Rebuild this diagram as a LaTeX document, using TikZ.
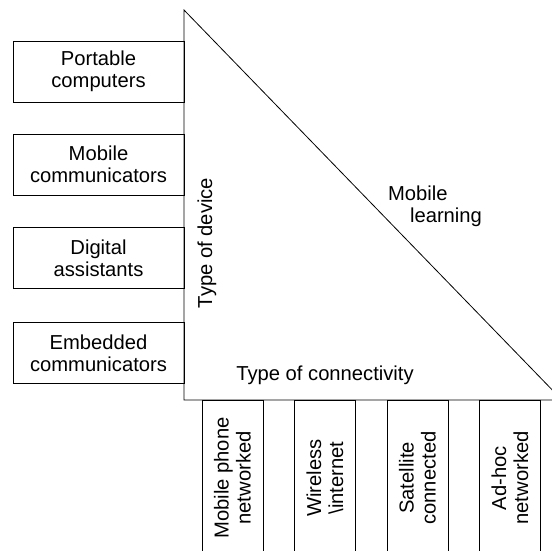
\documentclass[tikz,border=0pt]{standalone}
\usepackage{fontspec}
\setmainfont{Liberation Sans}
\begin{document}
\begin{tikzpicture}[x=1pt,y=-1pt,
  every node/.style={font=\fontsize{20.2}{22}\selectfont},
  devbox/.style={draw,line width=0.8pt,minimum width=171pt,minimum height=61pt,align=center,inner sep=0pt},
  conbox/.style={draw,line width=0.8pt,rotate=90,minimum width=156pt,minimum height=61pt,align=center,inner sep=0pt},
  lbl/.style={inner sep=0pt,align=left}]
\useasboundingbox (0,0) rectangle (552,550);
\clip (0,0) rectangle (552,550);
\fill[white] (0,0) rectangle (552,550);
\coordinate (apex) at (184,10);
\coordinate (bl) at (184,400);
\coordinate (br) at (562,400);
\draw[line width=0.8pt] (apex) -- (br) -- (bl) -- cycle;
\node[devbox] (pc) at (98.5,71.5) {Portable\\computers};
\node[devbox] (mc) at (98.5,164.5) {Mobile\\communicators};
\node[devbox] (da) at (98.5,258) {Digital\\assistants};
\node[devbox] (ec) at (98.5,353) {Embedded\\communicators};
\node[conbox] (mp) at (232.5,478) {Mobile phone\\networked};
\node[conbox] (wi) at (325,478) {Wireless\\\textbackslash internet};
\node[conbox] (sc) at (417.5,478) {Satellite\\connected};
\node[conbox] (ah) at (510,478) {Ad-hoc\\networked};
\node[lbl,rotate=90] (tod) at (207,243) {Type of device};
\node[lbl] (toc) at (325,375) {Type of connectivity};
\node[lbl] (ml) at (435,206) {Mobile\\\hspace*{22pt}learning};
\end{tikzpicture}
\end{document}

*What to produce*: All of the lines above should be retyped precisely, apart from the pictures.

*Reply*:
Rebuild this diagram as a LaTeX document, using TikZ.
\documentclass[tikz,border=0pt]{standalone}
\usepackage{fontspec}
\setmainfont{Liberation Sans}
\begin{document}
\begin{tikzpicture}[x=1pt,y=-1pt,
  every node/.style={font=\fontsize{20.2}{22}\selectfont},
  devbox/.style={draw,line width=0.8pt,minimum width=171pt,minimum height=61pt,align=center,inner sep=0pt},
  conbox/.style={draw,line width=0.8pt,rotate=90,minimum width=156pt,minimum height=61pt,align=center,inner sep=0pt},
  lbl/.style={inner sep=0pt,align=left}]
\useasboundingbox (0,0) rectangle (552,550);
\clip (0,0) rectangle (552,550);
\fill[white] (0,0) rectangle (552,550);
\coordinate (apex) at (184,10);
\coordinate (bl) at (184,400);
\coordinate (br) at (562,400);
\draw[line width=0.8pt] (apex) -- (br) -- (bl) -- cycle;
\node[devbox] (pc) at (98.5,71.5) {Portable\\computers};
\node[devbox] (mc) at (98.5,164.5) {Mobile\\communicators};
\node[devbox] (da) at (98.5,258) {Digital\\assistants};
\node[devbox] (ec) at (98.5,353) {Embedded\\communicators};
\node[conbox] (mp) at (232.5,478) {Mobile phone\\networked};
\node[conbox] (wi) at (325,478) {Wireless\\\textbackslash internet};
\node[conbox] (sc) at (417.5,478) {Satellite\\connected};
\node[conbox] (ah) at (510,478) {Ad-hoc\\networked};
\node[lbl,rotate=90] (tod) at (207,243) {Type of device};
\node[lbl] (toc) at (325,375) {Type of connectivity};
\node[lbl] (ml) at (435,206) {Mobile\\\hspace*{22pt}learning};
\end{tikzpicture}
\end{document}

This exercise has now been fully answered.